South Africa's affiliation of trade unions, the Congress of South African Trade Unions has called a two-day national strike to begin Wednesday to protest privatization of state-owned companies. The move has highlighted the differences in the so-called tri-partite alliance of the unions, the ruling African National Congress, and the South African Communist Party.

Officials of the Congress of South African Trade Unions say they expect widespread support for the nation-wide anti-privatization strike.

National Union of Mineworkers Secretary General Gwede Mantashe expects four-million workers to down their tools for two-days. "We are expecting all sectors to come up and support this strike and we are estimating a total of about four-million workers to be in these rallies, the marches tomorrow, and on Thursday," he said.

The strike has infuriated the government ministers, who have expressed outrage that is timed for the eve of the World Conference against Racism, which South Africa is hosting.

During the past week, several senior ministers have delivered a salvo of angry denunciations of the action, which have drawn equally heated responses from COSATU officials. Public Enterprises minister Jeff Radebe said COSATU officials do not fully understand the consequences of the planned strike. "Some of the economic analysts this morning were saying the loss of production for this two-day strike will cost the economy more than $125 million," he said. "I do not think that the COSATU leadership look at the bigger picture what harm these actions are doing to the South African economy."

South African President Thabo Mbeki also stepped into the fray and, without naming them, compared his trade union partners to Louis Botha, an early 20th century Afrikaner leader who he said tried to warn black South Africans away from the ANC, known then as the Native Congress.

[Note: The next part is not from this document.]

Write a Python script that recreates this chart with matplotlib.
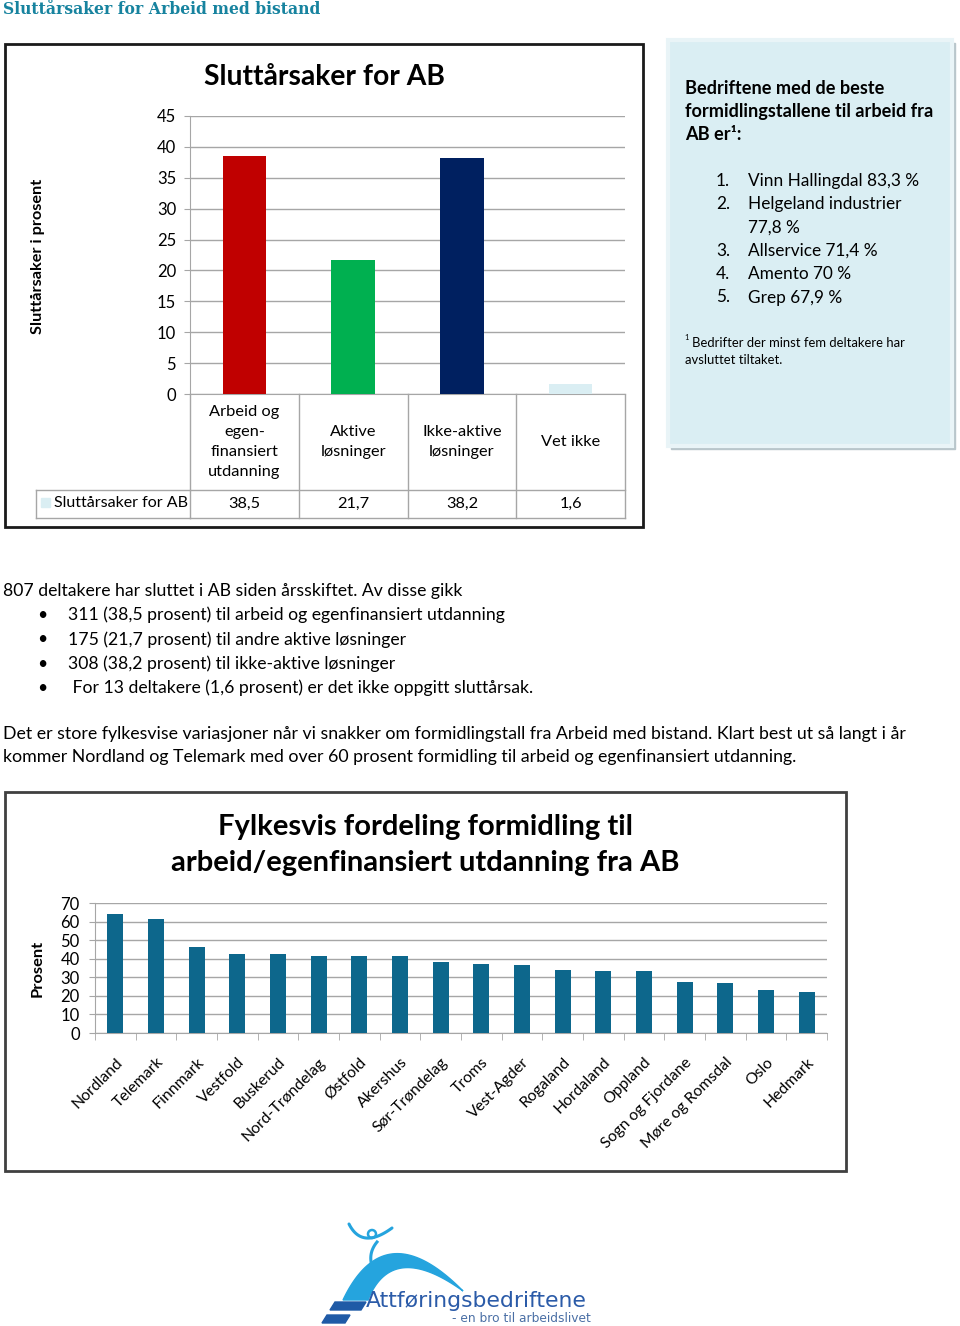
import numpy as np
import matplotlib
matplotlib.use("Agg")
import matplotlib.pyplot as plt
from matplotlib.patches import Rectangle, Polygon, Circle
from matplotlib.transforms import blended_transform_factory

# --- data -------------------------------------------------------------
ab_categories = ["Arbeid og\negen-\nfinansiert\nutdanning", "Aktive\nløsninger",
                 "Ikke-aktive\nløsninger", "Vet ikke"]
ab_values = [38.5, 21.7, 38.2, 1.6]
ab_series = "Sluttårsaker for AB"

fylker = ["Nordland", "Telemark", "Finnmark", "Vestfold", "Buskerud", "Nord-Trøndelag",
          "Østfold", "Akershus", "Sør-Trøndelag", "Troms", "Vest-Agder", "Rogaland",
          "Hordaland", "Oppland", "Sogn og Fjordane", "Møre og Romsdal", "Oslo", "Hedmark"]
fylke_values = [64.1, 61.4, 46.3, 42.7, 42.4, 41.6, 41.6, 41.5, 38.2, 37.0, 36.7,
                33.9, 33.2, 33.2, 27.5, 26.7, 23.2, 22.1]

best_firms = ["Vinn Hallingdal 83,3 %", "Helgeland industrier\n77,8 %",
              "Allservice 71,4 %", "Amento 70 %", "Grep 67,9 %"]

bullets = ["311 (38,5 prosent) til arbeid og egenfinansiert utdanning",
           "175 (21,7 prosent) til andre aktive løsninger",
           "308 (38,2 prosent) til ikke-aktive løsninger",
           " For 13 deltakere (1,6 prosent) er det ikke oppgitt sluttårsak."]

W, H = 960, 1326
FONT = "Lato"
plt.rcParams["font.family"] = [FONT, "DejaVu Sans"]

fig = plt.figure(figsize=(W / 100, H / 100), dpi=100)
page = fig.add_axes([0, 0, 1, 1], zorder=0)
page.set_xlim(0, W)
page.set_ylim(H, 0)
page.axis("off")
renderer = fig.canvas.get_renderer()


def rect(l, t, r, b):
    return [l / W, 1 - b / H, (r - l) / W, (b - t) / H]


def fit(x, y, s, width, **kw):
    # draw text and scale its size so it spans `width` pixels
    rot = kw.pop("rotation", 0)
    t = page.text(x, y, s, fontsize=12, **kw)
    bb = t.get_window_extent(renderer)
    t.set_fontsize(12 * width / bb.width)
    t.set_rotation(rot)
    return t.get_fontsize()


# --- page heading -----------------------------------------------------
fit(3, 10, "Sluttårsaker for Arbeid med bistand", 316, family="DejaVu Serif",
    weight="bold", color="#17839F", va="center")

# --- top chart --------------------------------------------------------
page.add_patch(Rectangle((5, 44), 638, 483, fill=False, ec="#1a1a1a", lw=2))
fit(324, 77, "Sluttårsaker for AB", 240, weight="bold", ha="center", va="center")
fit(38, 256, "Sluttårsaker i prosent", 154, weight="bold", ha="center", va="center",
    rotation=90)

ax1 = fig.add_axes(rect(190, 116, 625, 394), zorder=2)
ax1.patch.set_alpha(0)
xs = np.arange(len(ab_values))
ax1.bar(xs, ab_values, width=0.4, color=["#C00000", "#00B050", "#002060", "#DAEEF3"],
        zorder=3)
ax1.set_xlim(-0.5, len(ab_values) - 0.5)
ax1.set_ylim(0, 45)
ax1.set_yticks(np.arange(0, 46, 5))
ax1.set_xticks([])
ax1.tick_params(axis="y", labelsize=12, length=4, color="#A6A6A6", pad=6)
ax1.grid(axis="y", color="#A6A6A6", lw=1, zorder=0)
for s in ["top", "right"]:
    ax1.spines[s].set_visible(False)
for s in ["left", "bottom"]:
    ax1.spines[s].set_color("#A6A6A6")

# data table under the chart
tr = blended_transform_factory(ax1.transData, page.transData)
gray = "#A6A6A6"
for b in np.arange(len(ab_values) + 1) - 0.5:
    page.plot([b, b], [394, 518], color=gray, lw=1, transform=tr, clip_on=False)
for yy in (490, 518):
    page.plot([36, 190], [yy, yy], color=gray, lw=1, clip_on=False)
    page.plot([-0.5, len(ab_values) - 0.5], [yy, yy], color=gray, lw=1, transform=tr,
              clip_on=False)
page.plot([36, 36], [490, 518], color=gray, lw=1)
for i, (c, v) in enumerate(zip(ab_categories, ab_values)):
    page.text(i, 442, c, transform=tr, ha="center", va="center", fontsize=11.8,
              linespacing=1.55)
    page.text(i, 504, f"{v:.1f}".replace(".", ","), transform=tr, ha="center",
              va="center", fontsize=11.8)
page.add_patch(Rectangle((41, 498), 9, 9, color="#DAEEF3"))
fit(54, 503, ab_series, 133, va="center")

# --- side panel -------------------------------------------------------
page.add_patch(Rectangle((671, 43), 284, 406, color="#B9C6CB"))
page.add_patch(Rectangle((668, 40), 284, 406, fc="#DAEEF3", ec="#E9F4F7", lw=3))
hfs = fit(685, 111, "formidlingstallene til arbeid fra", 246, weight="bold",
          va="center")
page.text(685, 88, "Bedriftene med de beste", fontsize=hfs, weight="bold", va="center")
page.text(685, 134, "AB er\u00b9:", fontsize=hfs, weight="bold", va="center")
lfs = fit(748, 181, best_firms[0], 171, va="center")
yy = 181
for n, firm in enumerate(best_firms, start=1):
    page.text(716, yy, f"{n}.", fontsize=lfs, va="center")
    for part in firm.split("\n"):
        if yy != 181:
            page.text(748, yy, part, fontsize=lfs, va="center")
        yy += 23.3
ffs = fit(692, 343, "Bedrifter der minst fem deltakere har", 211, va="center")
page.text(684, 338, "1", fontsize=ffs * 0.6, va="center")
page.text(685, 360, "avsluttet tiltaket.", fontsize=ffs, va="center")

# --- body text --------------------------------------------------------
bfs = fit(3, 591, "807 deltakere har sluttet i AB siden årsskiftet. Av disse gikk", 456,
          va="center")
for k, line in enumerate(bullets):
    page.text(37, 615 + 24.3 * k, "\u2022", fontsize=bfs, va="center")
    page.text(68, 615 + 24.3 * k, line, fontsize=bfs, va="center")
pfs = fit(3, 734, "Det er store fylkesvise variasjoner når vi snakker om formidlingstall "
          "fra Arbeid med bistand. Klart best ut så langt i år", 899, va="center")
page.text(3, 757, "kommer Nordland og Telemark med over 60 prosent formidling til arbeid "
          "og egenfinansiert utdanning.", fontsize=pfs, va="center")

# --- bottom chart -----------------------------------------------------
page.add_patch(Rectangle((5, 792), 841, 379, fill=False, ec="#404040", lw=2))
tfs = fit(425, 863, "arbeid/egenfinansiert utdanning fra AB", 507, weight="bold",
          ha="center", va="center")
page.text(425, 827, "Fylkesvis fordeling formidling til", fontsize=tfs, weight="bold",
          ha="center", va="center")
fit(38, 968, "Prosent", 57, weight="bold", ha="center", va="center", rotation=90)

ax2 = fig.add_axes(rect(95, 903, 827, 1033), zorder=2)
ax2.patch.set_alpha(0)
x2 = np.arange(len(fylker))
ax2.bar(x2, fylke_values, width=0.39, color="#0D678C", zorder=3)
ax2.set_xlim(-0.5, len(fylker) - 0.5)
ax2.set_ylim(0, 70)
ax2.set_yticks(np.arange(0, 71, 10))
ax2.set_xticks(x2)
ax2.set_xticklabels(fylker, rotation=45, ha="right", rotation_mode="anchor")
ax2.set_xticks(np.arange(len(fylker) + 1) - 0.5, minor=True)
ax2.tick_params(axis="x", which="major", length=0, labelsize=11.3, pad=16)
ax2.tick_params(axis="x", which="minor", length=5, color=gray)
ax2.tick_params(axis="y", labelsize=12, length=4, color=gray, pad=7)
ax2.grid(axis="y", color=gray, lw=1, zorder=0)
for s in ["top", "right"]:
    ax2.spines[s].set_visible(False)
for s in ["left", "bottom"]:
    ax2.spines[s].set_color(gray)

# --- logo -------------------------------------------------------------
t = np.linspace(0, 1, 60)[:, None]


def bez(p0, p1, p2):
    p0, p1, p2 = map(np.array, (p0, p1, p2))
    return (1 - t) ** 2 * p0 + 2 * (1 - t) * t * p1 + t ** 2 * p2


arch = np.vstack([bez((343, 1300), (385, 1212), (463, 1291)),
                  bez((463, 1291), (392, 1240), (368, 1300))])
page.add_patch(Polygon(arch, closed=True, color="#25A4DE"))
page.add_patch(Circle((372, 1234), 4, fill=False, ec="#25A4DE", lw=1.8))
arm = bez((349, 1224), (362, 1250), (392, 1228))
page.plot(arm[:, 0], arm[:, 1], color="#25A4DE", lw=2.2, solid_capstyle="round")
body = bez((377, 1242), (368, 1253), (372, 1266))
page.plot(body[:, 0], body[:, 1], color="#25A4DE", lw=2.2)
page.add_patch(Polygon([(330, 1310), (361, 1310), (366, 1302), (335, 1302)],
                       color="#1F5AA6"))
page.add_patch(Polygon([(322, 1323), (345, 1323), (350, 1315), (327, 1315)],
                       color="#1F5AA6"))
fit(366, 1301, "Attføringsbedriftene", 220, family="DejaVu Sans", color="#2B5BA8",
    va="center")
fit(452, 1318, "- en bro til arbeidslivet", 138, family="DejaVu Sans",
    color="#4A6FA5", va="center")

fig.savefig("out.png", dpi=100)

President Mbeki, writing in the weekly online ANC newsletter, accused COSATU and its affiliates of turning their back on what he called the long-standing morality of the anti-apartheid movement.

At the center of the storm are government plans to privatize or acquire equity-partners for several state-owned companies, including the national telecommunications company known as Telkom.

The unions object on several grounds, but of greatest concern to its affiliates is the potential for job losses. Analysts point out that many of the jobs have already been lost as the government has modernized and streamlined the companies in preparation for privatization.

The dispute highlights differences in the so-called tripartite alliance between the unions, the ruling African National Congress, and the South African Communist Party. The differences are becoming more defined as the ANC moves ever further from being a liberation organization and settles more and more into its role as a ruling party.

Despite the public confrontations, most South African analysts say the alliance is unlikely to split in the foreseeable future.